Daily GPI / Markets / NGI All News Access

Bank Responds as Chesapeake Petitions Supreme Court Over Bond Dispute

The Bank of New York Mellon Corp. is asking the U.S. Supreme Court to again reject Chesapeake Energy Corp.'s efforts to avoid paying investors more than $400 million in a four-year-old bond dispute.

On Feb. 2, Chesapeake filed a petition asking the Supreme Court to look at a ruling handed down last September by the U.S. Court of Appeals for the Second Circuit.

The facts in the case date back to Chesapeake’s time under the leadership of late co-founder Aubrey McClendon. The dispute hinges on whether Chesapeake owes lenders an additional $438 million on $1.3 billion in bonds issued beginning in 2012 after it redeemed those bonds past a contractual deadline for early redemption.

Chesapeake missed a March 15, 2013, deadline to redeem the bonds, providing notice of its plans to redeem prior to the deadline but not far enough in advance under the contract terms, according to court filings.

In its February petition to the Supreme Court, Chesapeake said it "sought (and won) a declaratory judgment in federal district court holding that its proposed course of action was valid and penalty-free under the contract."

But a New York district judge ruled against Chesapeake in 2015, ordering the company to pay nearly $380 million for improperly redeeming the bonds. That ruling was followed by the appeals court ruling, which also went against Chesapeake.

Chesapeake said it "proposed to make restitution as necessary to put the parties back in the positions they would have occupied had it not won and relied on the district court's unstayed judgment. But, instead, the district court and the Second Circuit held that Chesapeake had committed a full-blown breach of contract."

But the bank flatly rejected the merits of Chesapeake's petition, arguing in a March 22 brief to the high court that Chesapeake clearly owed bondholders the $438 payment under the terms of its contract.
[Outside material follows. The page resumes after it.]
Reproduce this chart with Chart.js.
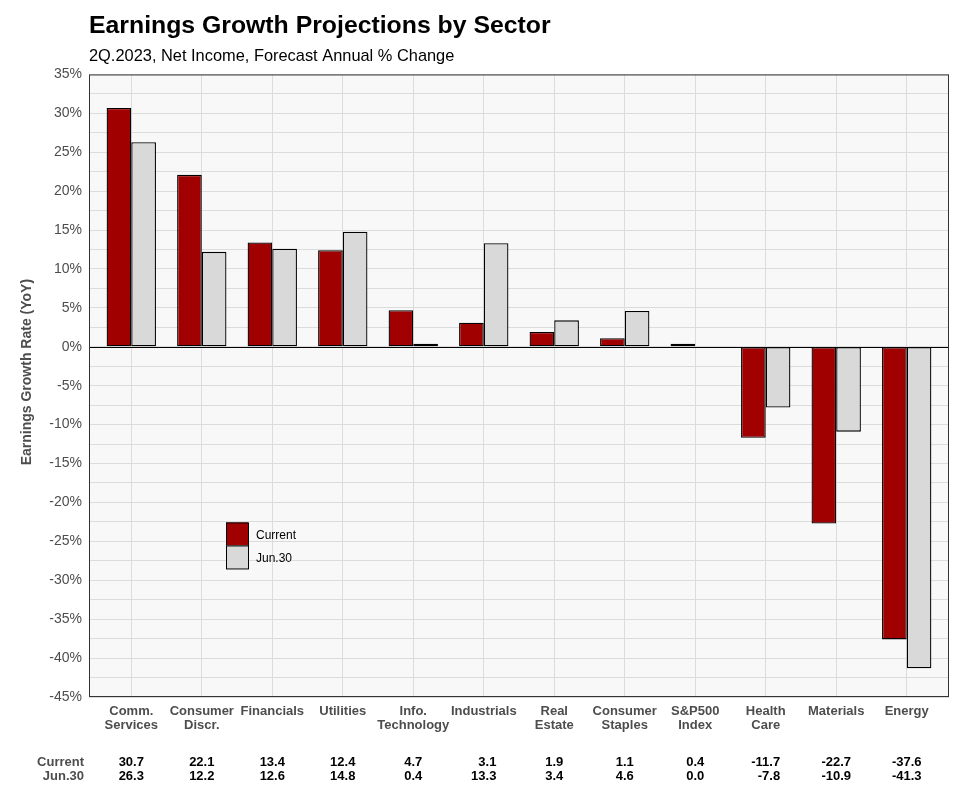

The bank said Chesapeake has no case law to support its position.

"Among all the precedential spaghetti petitioner throws at the wall, there is not a single case -- not one, ever, anywhere -- in which the existence of an appealed declaratory judgment has insulated a party to a contract from the contractually specified consequences of its breach," the bank's counsel wrote.

The bank went on to ask the court to uphold the contract and not "provide a perverse incentive to issuers to pursue eleventh-hour litigation.

"The simple fact is that Chesapeake gambled that its odds of winning on appeal and saving hundreds of millions of dollars...justified the risk of having to pay the make-whole price if it lost," the bank wrote. "Chesapeake lost that bet."